I found that distros based on the Red Hat model like Mandriva, Knoppix, Cent OS and SUSE to have quite a bit in common and very little difference. I can sit down at a Mandriva machine and forget what distro I am on.  SUSE has noticable differences but most things run exactly like they do on Fedora. The tools vary some in the GUI. Especially for system maintenance. If you go to the configuration files they look almost exactly the same.

I havn't installed Ubuntu so I have little idea on the differences.  I installed the most recent Debian distro a few years back when my company was deciding on what distro to move too after Red Hat split into Enterprise and Fedora. There were some noticable differences in many areas but the core of it was just plain Linux like any other distro I've worked with. The big diffences were again in the GUI and system tools like package managers. I also tried out Free BSD, a Gentoo distro, SUSE, Mandriva and a couple less well known distros. Free BSD had the most differences obviously since it was not Linux. Still even between Linux and BSD there was a core feel that was easy to adapt too. Unlike Solaris which did some rather odd things in my opinion.  ls is ls, df is df. /etc was /etc while you might find a few things moved around the core of it stayed the same. The differences seemed to be things like tarball vrs rpm vrs apt-get and the many other variations on how to install an app.  The GUI or lack there of for configuring a file that is identical or nearly identical in various distros.

I think that a common documentation project would help bring the best of each distro to other distros. I wouldn't be surprised to see package managers like yum and apt-get agree on a common interface. The internals might be different but standardizing the interface for the best usability would make it easier for all.  Many GUI apps are distro independent. So while under the hood there are differences, to the end user the distro is transparent while using a tool like grip or the desktop itself whether it be Gnome or KDE or a lightweight window manger or while not running X at all. Apache is apache, MySQL is MySQL. The location might be different for the files but the files are the same and what you do with those apps and files are the same.
 

2. Any body that does this work is going to spend a significant amount
of time dealing with politics and in-fighting

That is the question. The politics and the my distro is better than your distro kind of thing. Another set of politics is old school Nix vrs new school Nix. That's a knot to resolve.

 

In the end, it might be the last one that is the true challenge.  People
like what they like and don't want to change over to what I like or what
you like.  If we don't want to make fixing the attitude of all

One of the beauties of Linux is the freedom of choice and the ability of each and every user to build a machine that fits them like a glove.  What is a great way of doing things for one person may be a horrible way of doing it for another. Lyx might be a great tool for some. Others will prefer to work in HTML based technologies.

The solution is simple.

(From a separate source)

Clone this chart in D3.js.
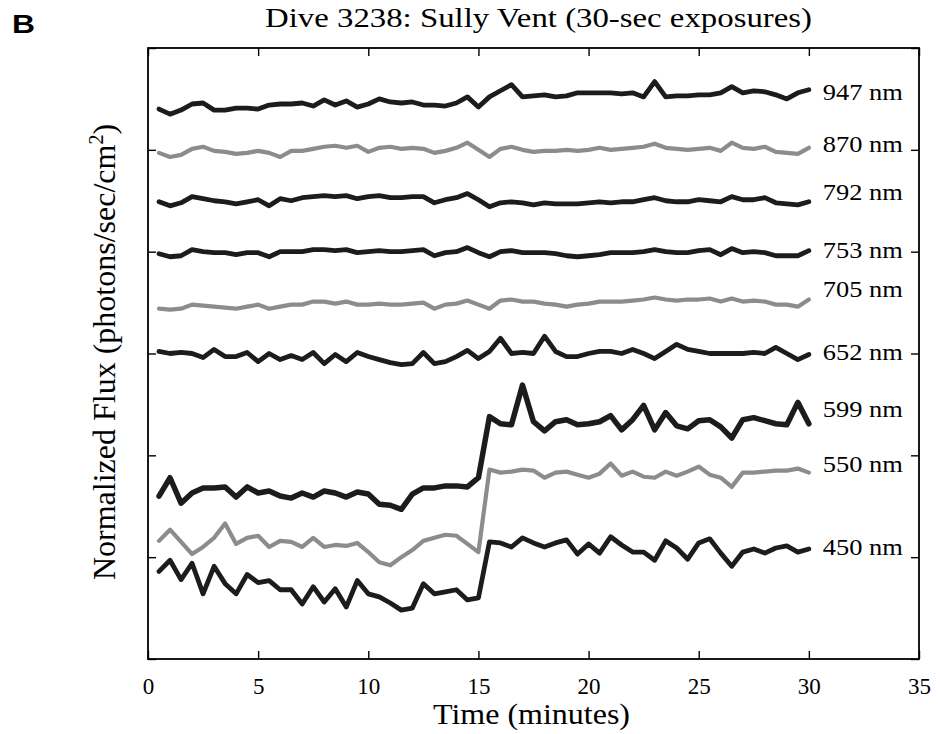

A standardized output format that allows people to use what tools suite them best in the creation then they merely export to the needed format or submit a common format to be converted to the standardized format.
 
I do have a problem with the Unix man page format myself. Most are about as useful as no documentation at all. Especially to newer users. The options are often not well explained and frequently missing options that have been added since the creation of the man page. A good man page has extensive examples, many man pages completely lack examples at all or only have examples of the most basic usage. I and many others turn to Google rather than man pages for the bulk of our documentation reference. There we find usage examples that can easily be modified to suite what we are trying to do. There are no man pages for most GUI apps, the help pages usually missing or very bare.

Most importantly, the idea of the info pages seems to have been really abandoned. The Info pages were an attempt to address organizing tools by tasks and giving users and alphabetical list to look through as well. I'd love to see an X version of info which had the kind of details you find in a X versions of Yum. Since I started using gnome-yum I've discovered dozens of really useful tools I have had on my machines for years but just didn't know about. Few people really realize the power of the software already on most Linux distros. I would suggest that as a format. Look at the way Gnome-yum organizes packages to download and the kind of descriptions you get. What if you could do the same thing with documentation?  Search, browse by catagories since many pieces of software will have multiple catagories and by various types of tags that can be applied such as X app, networking tool, sys admin tool, Windows connectivity software and so on. I think such a tool would be a help to long time and new Linux users alike.
3. Distro only.  We could start a new, cross-distro documentation
commons.  Maybe use an existing umbrella organization to work under, so
it can hold single control (joint copyright, etc.), sort of like an FSF
for documentation.  One issue that comes up immediately is license,
which is where the common upstream entity is valuable.  It can provide
multiple licenses for downstream use, who would have to multi-license (n
+1) all content they contributed back up.  Lots of complexity, and we
need to research the actual value.  For example, how much work would
this be v. putting human energy into converting all man pages to XML and
making a Web interface (Wiki) for editing them.  This cross-project
would be a lot of effort into interacting components.  The "Wiki in
front of man pages" would be putting content editing directly in the
control of the communities, and then we all just advertise
manpagecommons.org/wiki. :)

The easy way is to create it and let them come. If we created a tool like an X version of info that covered all aspects of Linux, then it would be fairly simple to attach distro specific flags to areas. To denote in common documentation variations between distros or if for example your sitting there at your desktop on a Fedora machine helping a Mandriva user you can switch to a Mandriva centric view of the documentation.  Each distro's documenation projects responsible for contributions to the project as a whole.